Studying the Bending Lines exhibition in New England Museums Now

ArticleA writeup about a study of our digital exhibition appears in the Spring 2021 edition of the New England Museum Association’s journal

May 6, 2021
377 words / 2 minutes

More than a year ago, when we were planning to install the Bending Lines exhibition in the gallery, we began working with two graduate students at Northeastern University to plan a study of how visitors interacted with the gallery space. When the exhibition moved online, we had to reimagine this study—both its methods and its purposes—in order to evaluate how well the digital exhibition was working. This excerpt is from an article about the evaluation process that appears in the Spring 2021 edition of New England Museums Now. You can read the entire article at the New England Museum Association’s website.
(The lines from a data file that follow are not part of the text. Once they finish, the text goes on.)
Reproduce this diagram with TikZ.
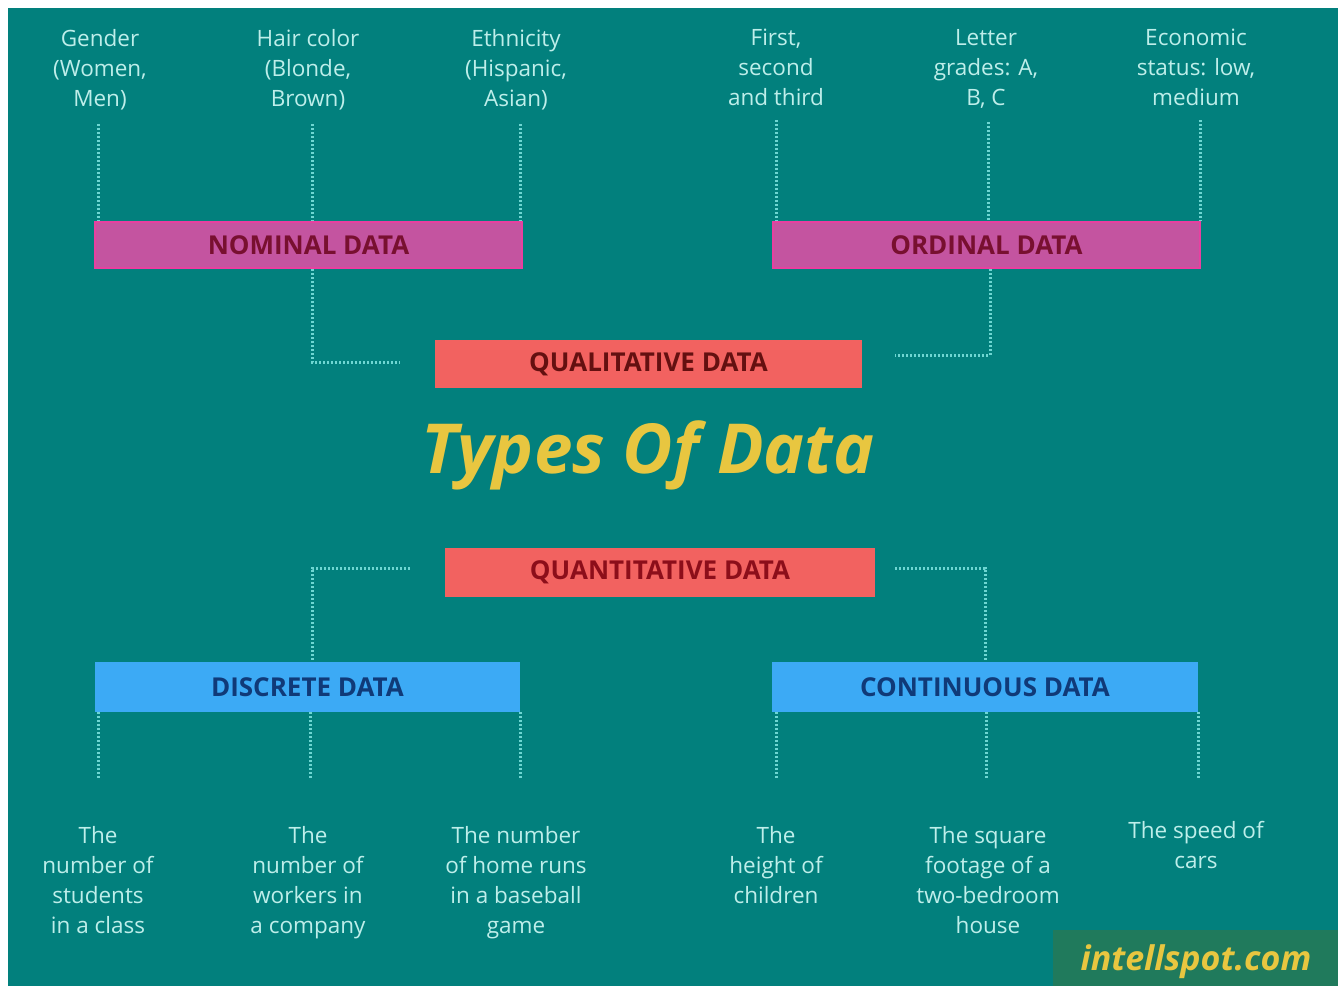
\documentclass[tikz,border=0pt]{standalone}
\usepackage{fontspec}
\setmainfont{Open Sans}
\definecolor{bgteal}{RGB}{2,128,125}
\definecolor{labelcol}{RGB}{190,238,234}
\definecolor{dotcol}{RGB}{110,214,210}
\definecolor{nomfill}{RGB}{196,84,160}
\definecolor{nomedge}{RGB}{232,64,160}
\definecolor{nomtext}{RGB}{120,16,48}
\definecolor{qualfill}{RGB}{242,98,96}
\definecolor{qualtext}{RGB}{100,16,16}
\definecolor{quanttext}{RGB}{140,14,26}
\definecolor{bluefill}{RGB}{60,170,245}
\definecolor{bluetext}{RGB}{16,58,120}
\definecolor{titleyellow}{RGB}{232,198,64}
\definecolor{logobg}{RGB}{32,122,92}
\begin{document}
\begin{tikzpicture}[x=1pt,y=-1pt,
  lbl/.style={text=labelcol, font=\fontsize{22.5}{30}\selectfont, align=center, anchor=north, inner sep=0pt},
  catbox/.style={minimum width=427pt, minimum height=46pt, inner sep=0pt, font=\fontsize{26}{30}\selectfont\bfseries},
  nombox/.style={catbox, fill=nomfill, draw=nomedge, line width=2pt, text=nomtext},
  qualbox/.style={catbox, fill=qualfill, text=qualtext, minimum height=48pt},
  bluebox/.style={catbox, fill=bluefill, text=bluetext, minimum height=50pt, minimum width=425pt},
  dotline/.style={draw=dotcol, line width=3pt, dash pattern=on 2pt off 2pt}
]
\useasboundingbox (0,0) rectangle (1338,986);
\fill[white] (0,0) rectangle (1338,986);
\fill[bgteal] (8,8) rectangle (1338,986);

% top labels
\node[lbl] (t1) at (100,29) {Gender\\(Women,\\Men)};
\node[lbl] (t2) at (308,29) {Hair color\\(Blonde,\\Brown)};
\node[lbl] (t3) at (516,29) {Ethnicity\\(Hispanic,\\Asian)};
\node[lbl] (t4) at (776,29) {First,\\second\\and third};
\node[lbl] (t5) at (986,29) {Letter\\grades: A,\\B, C};
\node[lbl] (t6) at (1196,29) {Economic\\status: low,\\medium};

% category boxes
\node[nombox] (nom) at (308.5,245) {NOMINAL DATA};
\node[nombox] (ord) at (986.5,245) {ORDINAL DATA};
\node[qualbox] (qual) at (648.5,364) {QUALITATIVE DATA};
\node[text=titleyellow, font=\fontsize{69}{72}\selectfont\bfseries\itshape] (title) at (648,455) {Types Of Data};
\node[qualbox, minimum width=430pt, minimum height=49pt, text=quanttext] (quant) at (660,572) {QUANTITATIVE DATA};
\node[bluebox] (disc) at (307.5,687) {DISCRETE DATA};
\node[bluebox, minimum width=426pt] (cont) at (985,687) {CONTINUOUS DATA};

% bottom labels
\node[lbl] (b1) at (98,826) {The\\number of\\students\\in a class};
\node[lbl] (b2) at (308,826) {The\\number of\\workers in\\a company};
\node[lbl] (b3) at (516,826) {The number\\of home runs\\in a baseball\\game};
\node[lbl] (b4) at (776,826) {The\\height of\\children};
\node[lbl] (b5) at (988,826) {The square\\footage of a\\two-bedroom\\house};
\node[lbl] (b6) at (1196,821) {The speed of\\cars};

% connectors top
\draw[dotline, shorten <=14pt] (t1.south -| 98,0) -- (98,0 |- nom.north);
\draw[dotline, shorten <=14pt] (t2.south -| 312,0) -- (312,0 |- nom.north);
\draw[dotline, shorten <=14pt] (t3.south -| 520,0) -- (520,0 |- nom.north);
\draw[dotline, shorten <=14pt] (t4.south -| 776,0) -- (776,0 |- ord.north);
\draw[dotline, shorten <=14pt] (t5.south -| 988,0) -- (988,0 |- ord.north);
\draw[dotline, shorten <=14pt] (t6.south -| 1200,0) -- (1200,0 |- ord.north);

% to qualitative
\draw[dotline] (nom.south -| 312,0) |- ([xshift=-35pt,yshift=2pt]qual.west);
\draw[dotline] (ord.south -| 990,0) |- ([xshift=33pt,yshift=9pt]qual.east);

% from quantitative
\draw[dotline] ([xshift=-35pt,yshift=4pt]quant.west) -| (disc.north -| 312,0);
\draw[dotline] ([xshift=20pt,yshift=4pt]quant.east) -| (cont.north -| 985,0);

% connectors bottom
\draw[dotline, shorten >=46pt] (disc.south -| 98,0) -- (b1.north -| 98,0);
\draw[dotline, shorten >=46pt] (disc.south -| 310,0) -- (b2.north -| 310,0);
\draw[dotline, shorten >=46pt] (disc.south -| 520,0) -- (b3.north -| 520,0);
\draw[dotline, shorten >=46pt] (cont.south -| 776,0) -- (b4.north -| 776,0);
\draw[dotline, shorten >=46pt] (cont.south -| 986,0) -- (b5.north -| 986,0);
\draw[dotline, shorten >=41pt] (cont.south -| 1198,0) -- (b6.north -| 1198,0);

% logo
\fill[logobg] (1053,930) rectangle (1338,986);
\node[text=titleyellow, font=\fontsize{34}{36}\selectfont\bfseries\itshape] (logo) at (1196,962) {intellspot.com};
\end{tikzpicture}
\end{document}
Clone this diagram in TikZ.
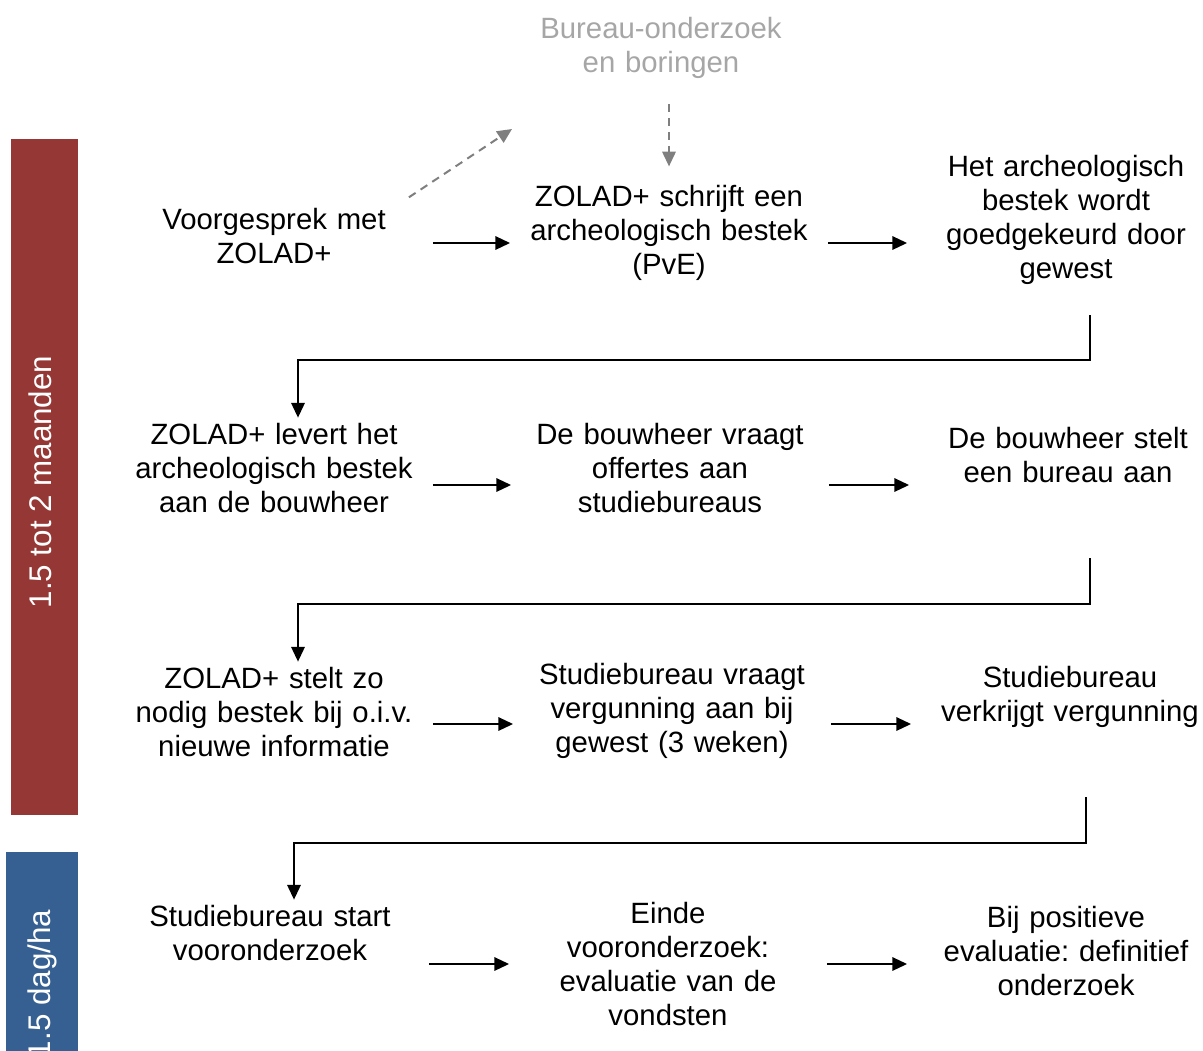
\documentclass[tikz,border=0pt]{standalone}
\usepackage{fontspec}
\setmainfont{Liberation Sans}
\usetikzlibrary{positioning,arrows.meta}
\definecolor{zRed}{RGB}{149,55,53}
\definecolor{zBlue}{RGB}{55,96,146}
\definecolor{zGrey}{RGB}{166,166,166}
\definecolor{zDash}{RGB}{127,127,127}
\frenchspacing
\tikzset{
  stap/.style={rectangle, inner sep=4pt, text width=230pt, align=center,
               font=\fontsize{22}{25.5}\selectfont},
  bron/.style={stap, text=zGrey},
  barlbl/.style={rotate=90, text=white, inner sep=0pt,
                 font=\fontsize{23.5}{26}\selectfont},
  flow/.style={-{Triangle[length=11pt,width=10pt]}, line width=1.5pt},
  flowd/.style={-{Triangle[length=11pt,width=10pt]}, draw=zDash,
                line width=1.5pt, dash pattern=on 6pt off 4.5pt},
}

\begin{document}
\begin{tikzpicture}[x=0.75pt,y=-0.75pt]
  \useasboundingbox (0,0) rectangle (1203,1050);

  %====================== PHASE BARS ======================
  \fill[zRed] (11,139) rectangle (78,815);
  \node[barlbl] (fase1) at (40,482) {1.5 tot 2 maanden};
  \fill[zBlue] (6,852) rectangle (78,1060);
  \node[barlbl] (fase2) at (42,984) {1.5 dag/ha};

  %====================== STEPS ======================
  \node[bron] (bron) at (661,48) {Bureau-onderzoek\\en boringen};

  \node[stap] (v11) at (274,236) {Voorgesprek met\\ZOLAD+};
  \node[stap] (v12) at (669,233) {ZOLAD+ schrijft een\\archeologisch bestek\\(PvE)};
  \node[stap] (v13) at (1066,220) {Het archeologisch\\bestek wordt\\goedgekeurd door\\gewest};

  \node[stap] (v21) at (274,468) {ZOLAD+ levert het\\archeologisch bestek\\aan de bouwheer};
  \node[stap] (v22) at (670,468) {De bouwheer vraagt\\offertes aan\\studiebureaus};
  \node[stap] (v23) at (1068,455) {De bouwheer stelt\\een bureau aan};

  \node[stap] (v31) at (274,712) {ZOLAD+ stelt zo\\nodig bestek bij o.i.v.\\nieuwe informatie};
  \node[stap] (v32) at (672,711) {Studiebureau vraagt\\vergunning aan bij\\gewest (3 weken)};
  \node[stap] (v33) at (1070,697) {Studiebureau\\verkrijgt vergunning};

  \node[stap] (v41) at (270,933) {Studiebureau start\\vooronderzoek};
  \node[stap] (v42) at (668,964) {Einde\\vooronderzoek:\\evaluatie van de\\vondsten};
  \node[stap] (v43) at (1066,951) {Bij positieve\\evaluatie: definitief\\onderzoek};

  %====================== ARROWS ======================
  \coordinate (r1) at (0,243);
  \coordinate (r2) at (0,485);
  \coordinate (r3) at (0,724);
  \coordinate (r4) at (0,964);

  \draw[flow] (v11.east |- r1) -- (v12.west |- r1);
  \draw[flow] (v12.east |- r1) -- (v13.west |- r1);
  \draw[flow] (v21.east |- r2) -- (v22.west |- r2);
  \draw[flow] (v22.east |- r2) -- (v23.west |- r2);
  \draw[flow] (v31.east |- r3) -- (v32.west |- r3);
  \draw[flow] (v32.east |- r3) -- (v33.west |- r3);
  \draw[flow] (v41.east |- r4) -- (v42.west |- r4);
  \draw[flow] (v42.east |- r4) -- (v43.west |- r4);

  % row to row
  \coordinate (k1) at (1090,315);
  \coordinate (k2) at (1090,558);
  \coordinate (k3) at (1086,797);
  \draw[flow] (k1) -- ++(0,45) -| ([xshift=18pt]v21.north);
  \draw[flow] (k2) -- ++(0,46) -| ([xshift=18pt]v31.north);
  \draw[flow] (k3) -- ++(0,46) -| ([xshift=18pt]v41.north);

  % desk research
  \coordinate (d1) at (512,129);
  \draw[flowd] ([shift={(-18pt,4pt)}]v11.north east) -- (d1);
  \draw[flowd, shorten <=15pt, shorten >=10pt] (bron.south -| v12.north) -- (v12.north);

\end{tikzpicture}
\end{document}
In response to the change in exhibit venue, the evaluation project also required rethinking. While there is considerable literature on conducting space studies of physical galleries, investigating the behavior of virtual “visitors” presents an entirely different challenge. Online exhibits are not new, but they have not been the central focus of most museums and cultural institutions; instead, in the pre-COVID era they tended to be designed as supplementary companion pieces to in-person shows. Some of the fundamental research questions of in-person evaluations are simply impossible—and inappropriate—to replicate when studying an online exhibition. Some of these limitations are obvious; for instance, it is no longer possible to silently observe how visitors travel throughout a space and determine what objects or locations pique their interest. Others are more subtle. What does attention, engagement, and learning even look like on a computer screen where the user may be rapidly toggling between a digital exhibition and many other competing, unrelated stimuli at the same time?

Because visitors enter and experience an online exhibit via a computer or mobile device from any location, at any time, both raw statistics like the number of real visitors, as well as more nuanced questions like whether visitors were able to see how captions referred to images, demand methods that are more familiar to software designers than museum professionals. To explore this question, the Northeastern students used two primary evidence collection methods: data obtained from Google Analytics and website user testing. Both of these methods are routinely used to test and monitor e-commerce and other for-profit websites, but we wanted to explore their utility for online exhibit evaluation.